SEBELUM Covid-19 merebak ke seluruh penjuru dunia, hutang negara berkembang kepada China baik langsung maupun di bawah skema Belt and Road Initiative (BRI) sudah menjadi isu politik.
Peminjam China dinilai kejam dan buas, tidak saja dari sudut suku buku pinjaman yang lebih tinggi, tetapi syarat-syaratnya juga sangat ketat. Tidak heran jika sejumlah negara peminjam kini tersandera dan terpaksa mengorbankan ‘kedaulatan’ mereka menyerahkan proyek-proyek infrastruktur sepenuhnya di bawah kontrol China.
Ini ‘state capitalism’ yang lebih buas daripada ‘capitalism’ dalam artian klasik sekalipun, komentar pengamat di media sosial.
Masalah pinjaman negara-berkembang kepada China ini semakin berat dirasakan ketika negara-negara berembang peminjam itu kini harus berurusan dengan Covid-19 dengan berbagai dampaknya.
Kolumnis Benn Steil dan Benjamin Della Rocca menulis artikel yang memintakan perhatian Beijing agar jangan membebani negara berkembang penghutang karena pandemi corona ini menjadi masalah besar di sana.
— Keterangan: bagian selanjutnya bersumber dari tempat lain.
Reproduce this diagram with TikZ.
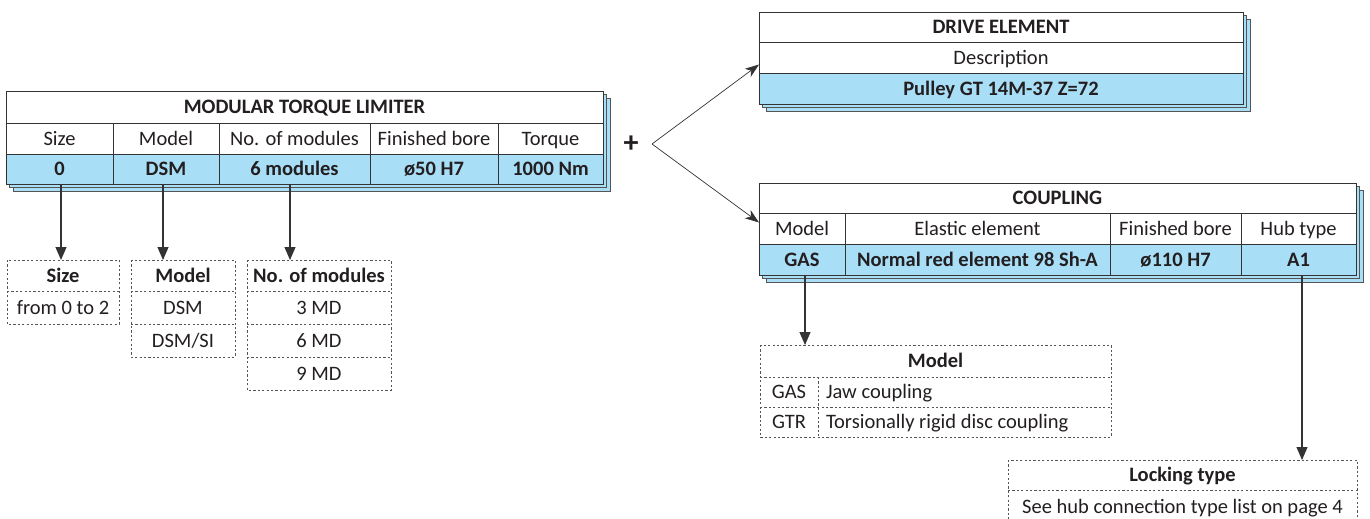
\documentclass[tikz,border=0pt]{standalone}
\usepackage{fontspec}
\setmainfont{Carlito}
\usetikzlibrary{arrows.meta}
\definecolor{cellblue}{HTML}{A9DEF7}
\definecolor{linegray}{HTML}{333333}
\definecolor{shadegray}{HTML}{555555}
\definecolor{txt}{HTML}{231F20}
\definecolor{dashgray}{HTML}{555555}
\newcommand\tcell[7]{\node[#6, minimum width={(#4-#2)*1pt}, minimum height={(#5-#3)*1pt}] (#1) at (#2,#3) {#7};}
\begin{document}
\begin{tikzpicture}[x=1pt,y=-1pt,
  base/.style={inner sep=0pt, outer sep=0pt, anchor=north west, text=txt, text height=13.6pt, text depth=0pt, font=\fontsize{20.5}{24}\selectfont},
  cell/.style={base, draw=linegray, line width=0.9pt, fill=white},
  vcell/.style={cell, fill=cellblue, font=\fontsize{20.5}{24}\selectfont\bfseries},
  hcell/.style={cell, font=\fontsize{20.5}{24}\selectfont\bfseries},
  dcell/.style={base},
  dhcell/.style={base, font=\fontsize{20.5}{24}\selectfont\bfseries},
  dline/.style={draw=dashgray, line width=0.8pt, dash pattern=on 2.2pt off 2.2pt},
  shadowbox/.style={draw=shadegray, line width=0.9pt, fill=cellblue},
  arr/.style={draw=linegray, line width=1.1pt, -{Triangle[length=13pt,width=11pt]}},
  thinarr/.style={draw=linegray, line width=0.7pt, -{Stealth[length=14pt,width=10pt,inset=4pt]}}]
\useasboundingbox (0,0) rectangle (1370,519);

% ---------- MODULAR TORQUE LIMITER ----------
\draw[shadowbox] (13,98) rectangle (610,191);
\draw[shadowbox] (9.5,94.5) rectangle (606.5,187.5);
\tcell{mtitle}{6}{91}{603}{123}{hcell}{MODULAR TORQUE LIMITER}
\tcell{hsize}{6}{123}{113}{154}{cell}{Size}
\tcell{hmodel}{113}{123}{219}{154}{cell}{Model}
\tcell{hmods}{219}{123}{370}{154}{cell}{No. of modules}
\tcell{hbore}{370}{123}{498}{154}{cell}{Finished bore}
\tcell{htorque}{498}{123}{603}{154}{cell}{Torque}
\tcell{vsize}{6}{154}{113}{184}{vcell}{0}
\tcell{vmodel}{113}{154}{219}{184}{vcell}{DSM}
\tcell{vmods}{219}{154}{370}{184}{vcell}{6 modules}
\tcell{vbore}{370}{154}{498}{184}{vcell}{ø50 H7}
\tcell{vtorque}{498}{154}{603}{184}{vcell}{1000 Nm}

% ---------- option boxes (left) ----------
\tcell{bsizeh}{7}{260}{119}{291}{dhcell}{Size}
\tcell{bsize1}{7}{291}{119}{324}{dcell}{from 0 to 2}
\draw[dline] (bsizeh.north west) rectangle (bsize1.south east);
\draw[dline] (bsizeh.south west) -- (bsizeh.south east);

\tcell{bmodh}{131}{260}{235}{291}{dhcell}{Model}
\tcell{bmod1}{131}{291}{235}{324}{dcell}{DSM}
\tcell{bmod2}{131}{324}{235}{357}{dcell}{DSM/SI}
\draw[dline] (bmodh.north west) rectangle (bmod2.south east);
\draw[dline] (bmodh.south west) -- (bmodh.south east);
\draw[dline] (bmod1.south west) -- (bmod1.south east);

\tcell{bnmh}{247}{260}{391}{291}{dhcell}{No. of modules}
\tcell{bnm1}{247}{291}{391}{324}{dcell}{3 MD}
\tcell{bnm2}{247}{324}{391}{357}{dcell}{6 MD}
\tcell{bnm3}{247}{357}{391}{390}{dcell}{9 MD}
\draw[dline] (bnmh.north west) rectangle (bnm3.south east);
\draw[dline] (bnmh.south west) -- (bnmh.south east);
\draw[dline] (bnm1.south west) -- (bnm1.south east);
\draw[dline] (bnm2.south west) -- (bnm2.south east);

\draw[arr] ([xshift=1.5pt]vsize.south) -- ([xshift=1.5pt]vsize.south |- bsizeh.north);
\draw[arr] ([xshift=-3pt]vmodel.south) -- ([xshift=-3pt]vmodel.south |- bmodh.north);
\draw[arr] ([xshift=-4.5pt]vmods.south) -- ([xshift=-4.5pt]vmods.south |- bnmh.north);

% ---------- plus and fork ----------
\node[text=txt, inner sep=0pt, font=\fontsize{30}{30}\selectfont\bfseries] (plus) at (631,144) {+};
\coordinate (fork) at (652,144);

% ---------- DRIVE ELEMENT ----------
\draw[shadowbox] (766,19) rectangle (1250,111);
\draw[shadowbox] (762.5,15.5) rectangle (1246.5,107.5);
\tcell{dtitle}{759}{12}{1243}{42}{hcell}{DRIVE ELEMENT}
\tcell{ddesc}{759}{42}{1243}{73}{cell}{Description}
\tcell{dval}{759}{73}{1243}{104}{vcell}{Pulley GT 14M-37 Z=72}

% ---------- COUPLING ----------
\draw[shadowbox] (766,190) rectangle (1363,282);
\draw[shadowbox] (762.5,186.5) rectangle (1359.5,278.5);
\tcell{ctitle}{759}{183}{1356}{213}{hcell}{COUPLING}
\tcell{chmodel}{759}{213}{845}{244}{cell}{Model}
\tcell{chelast}{845}{213}{1110}{244}{cell}{Elastic element}
\tcell{chbore}{1110}{213}{1241}{244}{cell}{Finished bore}
\tcell{chhub}{1241}{213}{1356}{244}{cell}{Hub type}
\tcell{cvmodel}{759}{244}{845}{275}{vcell}{GAS}
\tcell{cvelast}{845}{244}{1110}{275}{vcell}{Normal red element 98 Sh-A}
\tcell{cvbore}{1110}{244}{1241}{275}{vcell}{ø110 H7}
\tcell{cvhub}{1241}{244}{1356}{275}{vcell}{A1}

\draw[thinarr] (fork) -- ([yshift=-7pt]ddesc.west);
\draw[thinarr] (fork) -- ([yshift=6pt]chmodel.west);

% ---------- coupling model box ----------
\tcell{kmh}{760}{345}{1111}{377}{dhcell}{Model}
\tcell{kgas}{760}{377}{818}{407}{dcell}{GAS}
\tcell{kjaw}{818}{377}{1111}{407}{dcell}{}
\tcell{kgtr}{760}{407}{818}{437}{dcell}{GTR}
\tcell{ktor}{818}{407}{1111}{437}{dcell}{}
\node[base, anchor=west] (kjawt) at ([xshift=8pt]kjaw.west) {Jaw coupling};
\node[base, anchor=west] (ktort) at ([xshift=8pt]ktor.west) {Torsionally rigid disc coupling};
\draw[dline] (kmh.north west) rectangle (ktor.south east);
\draw[dline] (kmh.south west) -- (kmh.south east);
\draw[dline] (kgas.south west) -- (kjaw.south east);
\draw[dline] (kgas.north east) -- (kgtr.south east);

% ---------- locking type box ----------
\tcell{lth}{1008}{460}{1357}{490}{dhcell}{Locking type}
\tcell{lt1}{1008}{490}{1357}{523}{dcell}{See hub connection type list on page 4}
\draw[dline] (lth.north west) rectangle (lt1.south east);
\draw[dline] (lth.south west) -- (lth.south east);

\draw[arr] ([xshift=3pt]cvmodel.south) -- ([xshift=3pt]cvmodel.south |- kmh.north);
\draw[arr] ([xshift=3.5pt]cvhub.south) -- ([xshift=3.5pt]cvhub.south |- lth.north);
\end{tikzpicture}
\end{document}
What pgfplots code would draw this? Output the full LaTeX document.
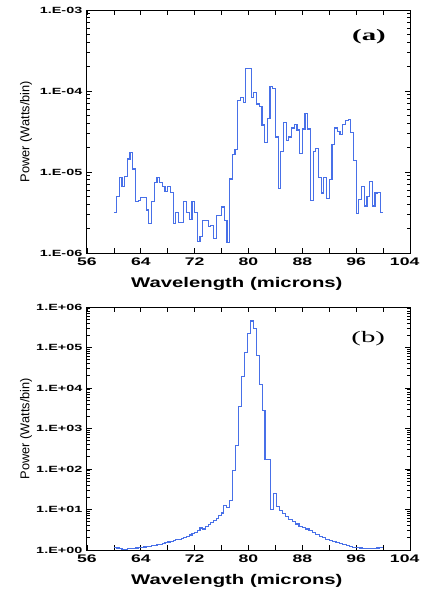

“Virus corona baru telah membuat ekonomi dunia terhenti. Pertumbuhan global akan turun dari 2,9 persen tahun lalu ke wilayah negatif yang dalam pada tahun 2020 — satu-satunya tahun selain 2009 yang telah terjadi sejak Perang Dunia II. Pemulihan kemungkinan akan lambat dan menyakitkan,” tulis mereka.
Pembatasan pemerintah untuk mencegah virus bangkit kembali akan menghambat produksi dan konsumsi, seperti default, kebangkrutan, dan pengurangan staf yang telah menghasilkan rekor klaim pengangguran di Amerika Serikat.
Tetapi tidak semua negara akan menanggung derita resesi global secara merata. Negara-negara berpenghasilan rendah menderita infrastruktur kesehatan yang buruk, yang menghambat kemampuan mereka untuk melawan virus corona, dan banyak dari mereka memiliki tingkat utang yang sangat tinggi bahkan sebelum pandemi mengharuskan pengeluaran darurat besar-besaran.
Investor asing sekarang menarik modal dari pasar negara berkembang dan mengembalikannya ke dunia kaya untuk mencari tempat berlindung yang aman.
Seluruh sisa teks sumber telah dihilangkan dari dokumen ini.